• [DATASET]

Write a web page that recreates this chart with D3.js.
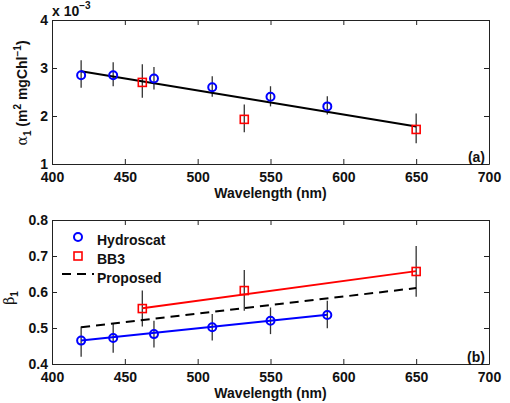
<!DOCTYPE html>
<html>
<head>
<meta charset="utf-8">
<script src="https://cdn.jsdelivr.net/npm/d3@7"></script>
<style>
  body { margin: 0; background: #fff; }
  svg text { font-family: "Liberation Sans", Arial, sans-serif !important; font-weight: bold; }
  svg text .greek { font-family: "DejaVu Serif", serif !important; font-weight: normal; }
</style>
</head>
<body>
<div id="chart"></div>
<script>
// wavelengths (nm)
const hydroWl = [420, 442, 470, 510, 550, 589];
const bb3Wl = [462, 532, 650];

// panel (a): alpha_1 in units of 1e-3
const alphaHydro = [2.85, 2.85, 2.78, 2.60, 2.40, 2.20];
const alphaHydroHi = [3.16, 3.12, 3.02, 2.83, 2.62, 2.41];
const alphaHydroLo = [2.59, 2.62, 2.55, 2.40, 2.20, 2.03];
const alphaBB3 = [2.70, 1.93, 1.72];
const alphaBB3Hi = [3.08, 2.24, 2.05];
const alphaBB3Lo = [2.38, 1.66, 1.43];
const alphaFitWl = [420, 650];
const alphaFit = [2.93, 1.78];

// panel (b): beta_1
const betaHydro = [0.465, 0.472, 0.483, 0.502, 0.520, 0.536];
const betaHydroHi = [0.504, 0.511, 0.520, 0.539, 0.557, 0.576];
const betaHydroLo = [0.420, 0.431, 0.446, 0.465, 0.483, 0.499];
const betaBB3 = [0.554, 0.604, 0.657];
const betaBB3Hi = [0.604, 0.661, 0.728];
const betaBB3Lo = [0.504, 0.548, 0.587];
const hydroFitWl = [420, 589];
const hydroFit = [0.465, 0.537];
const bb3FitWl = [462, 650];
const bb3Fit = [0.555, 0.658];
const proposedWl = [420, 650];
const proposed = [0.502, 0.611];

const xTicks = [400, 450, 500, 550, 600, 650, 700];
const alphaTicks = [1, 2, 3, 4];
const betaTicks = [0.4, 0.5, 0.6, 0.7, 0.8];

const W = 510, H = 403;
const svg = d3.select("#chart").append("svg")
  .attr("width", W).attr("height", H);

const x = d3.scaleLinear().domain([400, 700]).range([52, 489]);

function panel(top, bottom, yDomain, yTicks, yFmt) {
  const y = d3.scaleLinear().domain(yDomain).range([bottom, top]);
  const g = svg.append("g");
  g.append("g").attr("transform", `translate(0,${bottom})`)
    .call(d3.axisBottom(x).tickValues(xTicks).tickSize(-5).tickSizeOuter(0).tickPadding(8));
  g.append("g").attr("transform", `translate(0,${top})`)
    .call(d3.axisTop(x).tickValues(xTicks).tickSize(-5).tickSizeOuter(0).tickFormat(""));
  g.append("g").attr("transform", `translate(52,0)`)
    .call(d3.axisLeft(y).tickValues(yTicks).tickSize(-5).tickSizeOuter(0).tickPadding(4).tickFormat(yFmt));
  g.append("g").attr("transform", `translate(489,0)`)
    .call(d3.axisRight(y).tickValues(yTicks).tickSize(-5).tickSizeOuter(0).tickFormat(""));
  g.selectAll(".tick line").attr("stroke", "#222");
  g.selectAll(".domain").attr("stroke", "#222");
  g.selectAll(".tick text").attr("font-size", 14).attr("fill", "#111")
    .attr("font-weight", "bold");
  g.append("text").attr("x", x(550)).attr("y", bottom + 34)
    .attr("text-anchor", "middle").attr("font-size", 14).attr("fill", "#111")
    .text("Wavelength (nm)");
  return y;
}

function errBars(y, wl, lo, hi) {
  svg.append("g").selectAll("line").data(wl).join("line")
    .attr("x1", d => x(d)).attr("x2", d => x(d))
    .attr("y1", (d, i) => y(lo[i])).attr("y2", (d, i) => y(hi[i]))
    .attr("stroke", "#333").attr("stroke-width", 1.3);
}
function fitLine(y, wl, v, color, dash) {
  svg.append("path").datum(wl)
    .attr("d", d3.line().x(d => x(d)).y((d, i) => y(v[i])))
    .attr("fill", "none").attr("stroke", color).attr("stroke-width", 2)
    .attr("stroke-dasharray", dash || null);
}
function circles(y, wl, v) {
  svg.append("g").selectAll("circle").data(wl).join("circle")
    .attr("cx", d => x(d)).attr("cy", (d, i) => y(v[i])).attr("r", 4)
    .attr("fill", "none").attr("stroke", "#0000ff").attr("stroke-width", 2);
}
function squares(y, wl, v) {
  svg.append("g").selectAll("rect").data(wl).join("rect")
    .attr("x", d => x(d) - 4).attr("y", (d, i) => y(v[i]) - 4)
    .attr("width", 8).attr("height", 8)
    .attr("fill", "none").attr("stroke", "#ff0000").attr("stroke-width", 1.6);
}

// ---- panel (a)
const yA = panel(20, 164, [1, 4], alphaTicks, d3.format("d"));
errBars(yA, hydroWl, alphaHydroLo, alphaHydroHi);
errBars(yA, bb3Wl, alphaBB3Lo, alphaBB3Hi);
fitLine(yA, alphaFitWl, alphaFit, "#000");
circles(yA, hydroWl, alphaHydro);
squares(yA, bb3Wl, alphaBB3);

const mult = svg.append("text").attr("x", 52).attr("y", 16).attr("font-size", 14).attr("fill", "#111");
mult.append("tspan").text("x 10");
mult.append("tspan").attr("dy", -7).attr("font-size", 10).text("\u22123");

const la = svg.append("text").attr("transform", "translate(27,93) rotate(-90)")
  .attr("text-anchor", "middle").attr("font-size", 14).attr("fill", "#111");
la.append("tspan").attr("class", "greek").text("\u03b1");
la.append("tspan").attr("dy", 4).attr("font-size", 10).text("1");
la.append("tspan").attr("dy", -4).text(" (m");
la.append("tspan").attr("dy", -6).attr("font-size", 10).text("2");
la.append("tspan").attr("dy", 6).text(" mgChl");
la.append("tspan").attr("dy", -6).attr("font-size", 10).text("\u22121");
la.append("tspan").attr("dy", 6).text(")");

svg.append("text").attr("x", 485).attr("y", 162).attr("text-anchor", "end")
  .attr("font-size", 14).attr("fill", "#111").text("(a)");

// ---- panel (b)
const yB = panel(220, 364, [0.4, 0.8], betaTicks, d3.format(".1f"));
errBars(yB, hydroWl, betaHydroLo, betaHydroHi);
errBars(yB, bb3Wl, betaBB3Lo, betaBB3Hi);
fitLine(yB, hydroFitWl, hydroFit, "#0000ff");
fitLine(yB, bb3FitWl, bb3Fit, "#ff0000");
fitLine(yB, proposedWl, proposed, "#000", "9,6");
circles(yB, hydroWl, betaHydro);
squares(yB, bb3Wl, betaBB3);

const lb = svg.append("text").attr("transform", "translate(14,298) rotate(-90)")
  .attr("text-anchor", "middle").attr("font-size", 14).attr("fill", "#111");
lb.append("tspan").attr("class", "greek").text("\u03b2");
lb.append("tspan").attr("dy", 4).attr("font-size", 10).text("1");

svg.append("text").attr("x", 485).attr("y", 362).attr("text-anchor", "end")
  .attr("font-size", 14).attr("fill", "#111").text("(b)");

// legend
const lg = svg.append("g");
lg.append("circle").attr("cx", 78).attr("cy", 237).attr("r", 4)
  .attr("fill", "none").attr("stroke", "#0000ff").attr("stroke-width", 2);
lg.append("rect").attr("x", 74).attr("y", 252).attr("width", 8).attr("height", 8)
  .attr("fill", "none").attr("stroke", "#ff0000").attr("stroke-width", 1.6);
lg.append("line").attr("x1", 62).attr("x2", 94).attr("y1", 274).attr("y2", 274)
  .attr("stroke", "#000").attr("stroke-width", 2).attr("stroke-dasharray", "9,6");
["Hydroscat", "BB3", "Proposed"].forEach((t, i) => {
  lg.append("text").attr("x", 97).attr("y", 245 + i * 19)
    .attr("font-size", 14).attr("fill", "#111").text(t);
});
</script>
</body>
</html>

--

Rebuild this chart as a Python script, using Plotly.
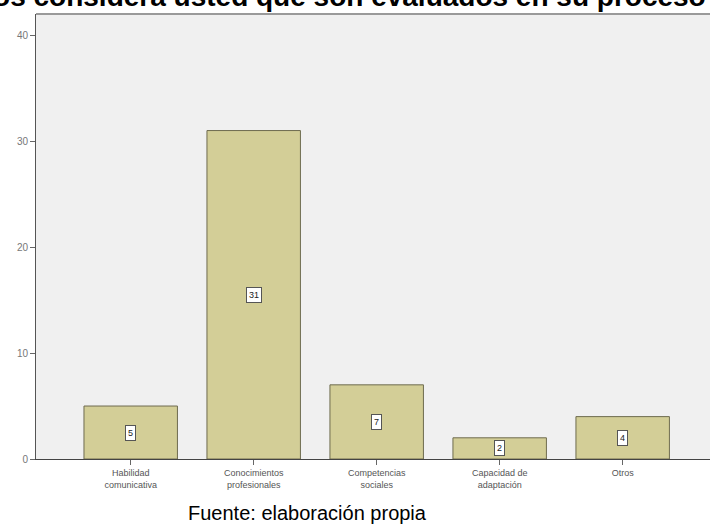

==

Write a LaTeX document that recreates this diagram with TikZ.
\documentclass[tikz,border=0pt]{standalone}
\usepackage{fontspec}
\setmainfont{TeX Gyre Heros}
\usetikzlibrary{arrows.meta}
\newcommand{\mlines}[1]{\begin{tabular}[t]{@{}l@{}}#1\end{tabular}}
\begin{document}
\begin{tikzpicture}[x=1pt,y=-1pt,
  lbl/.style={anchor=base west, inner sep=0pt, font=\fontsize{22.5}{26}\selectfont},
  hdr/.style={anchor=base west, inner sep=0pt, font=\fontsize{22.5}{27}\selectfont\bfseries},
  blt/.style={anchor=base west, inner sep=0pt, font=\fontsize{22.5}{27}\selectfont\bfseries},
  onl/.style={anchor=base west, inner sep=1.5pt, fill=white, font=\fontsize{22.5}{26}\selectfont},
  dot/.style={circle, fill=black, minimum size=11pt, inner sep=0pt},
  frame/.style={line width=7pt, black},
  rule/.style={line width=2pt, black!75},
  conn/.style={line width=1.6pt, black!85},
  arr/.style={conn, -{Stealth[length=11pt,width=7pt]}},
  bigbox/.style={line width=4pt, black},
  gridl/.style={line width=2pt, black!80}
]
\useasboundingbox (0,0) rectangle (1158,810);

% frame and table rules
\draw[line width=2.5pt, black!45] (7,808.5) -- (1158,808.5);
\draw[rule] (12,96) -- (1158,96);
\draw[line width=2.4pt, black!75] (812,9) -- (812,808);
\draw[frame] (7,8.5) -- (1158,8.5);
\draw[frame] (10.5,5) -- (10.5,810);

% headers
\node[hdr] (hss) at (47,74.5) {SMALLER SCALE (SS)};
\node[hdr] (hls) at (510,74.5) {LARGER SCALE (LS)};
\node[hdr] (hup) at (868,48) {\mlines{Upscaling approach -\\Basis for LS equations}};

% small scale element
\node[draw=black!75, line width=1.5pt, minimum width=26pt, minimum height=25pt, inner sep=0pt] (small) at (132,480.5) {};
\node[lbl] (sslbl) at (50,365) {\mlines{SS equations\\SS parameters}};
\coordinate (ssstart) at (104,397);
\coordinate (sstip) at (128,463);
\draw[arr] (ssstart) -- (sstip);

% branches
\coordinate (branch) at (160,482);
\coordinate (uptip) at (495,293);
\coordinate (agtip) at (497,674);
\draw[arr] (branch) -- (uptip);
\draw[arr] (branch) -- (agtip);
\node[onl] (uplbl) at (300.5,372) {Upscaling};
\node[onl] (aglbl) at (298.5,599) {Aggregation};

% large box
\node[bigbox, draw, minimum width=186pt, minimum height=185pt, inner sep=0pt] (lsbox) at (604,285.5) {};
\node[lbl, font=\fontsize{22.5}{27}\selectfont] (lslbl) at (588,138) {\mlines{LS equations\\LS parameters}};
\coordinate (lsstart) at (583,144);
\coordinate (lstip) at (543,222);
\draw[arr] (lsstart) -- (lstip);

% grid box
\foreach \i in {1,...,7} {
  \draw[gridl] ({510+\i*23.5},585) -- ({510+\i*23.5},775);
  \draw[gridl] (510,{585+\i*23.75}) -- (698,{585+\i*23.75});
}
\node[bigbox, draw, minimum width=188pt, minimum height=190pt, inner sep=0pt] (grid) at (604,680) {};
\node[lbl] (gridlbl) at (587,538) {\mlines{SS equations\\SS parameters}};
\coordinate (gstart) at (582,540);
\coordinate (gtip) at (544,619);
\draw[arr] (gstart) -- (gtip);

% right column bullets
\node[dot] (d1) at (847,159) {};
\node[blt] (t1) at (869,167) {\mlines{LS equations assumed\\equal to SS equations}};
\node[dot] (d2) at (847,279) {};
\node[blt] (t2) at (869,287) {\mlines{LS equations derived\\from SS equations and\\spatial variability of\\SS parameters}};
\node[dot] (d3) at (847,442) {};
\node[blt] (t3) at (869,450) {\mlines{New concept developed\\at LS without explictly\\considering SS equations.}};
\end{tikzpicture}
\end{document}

• [BRIEF] Go through the material and copy out every line with "recreates" in it.

• [TASK RESPONSE]
Write a web page that recreates this chart with D3.js.
Write a LaTeX document that recreates this diagram with TikZ.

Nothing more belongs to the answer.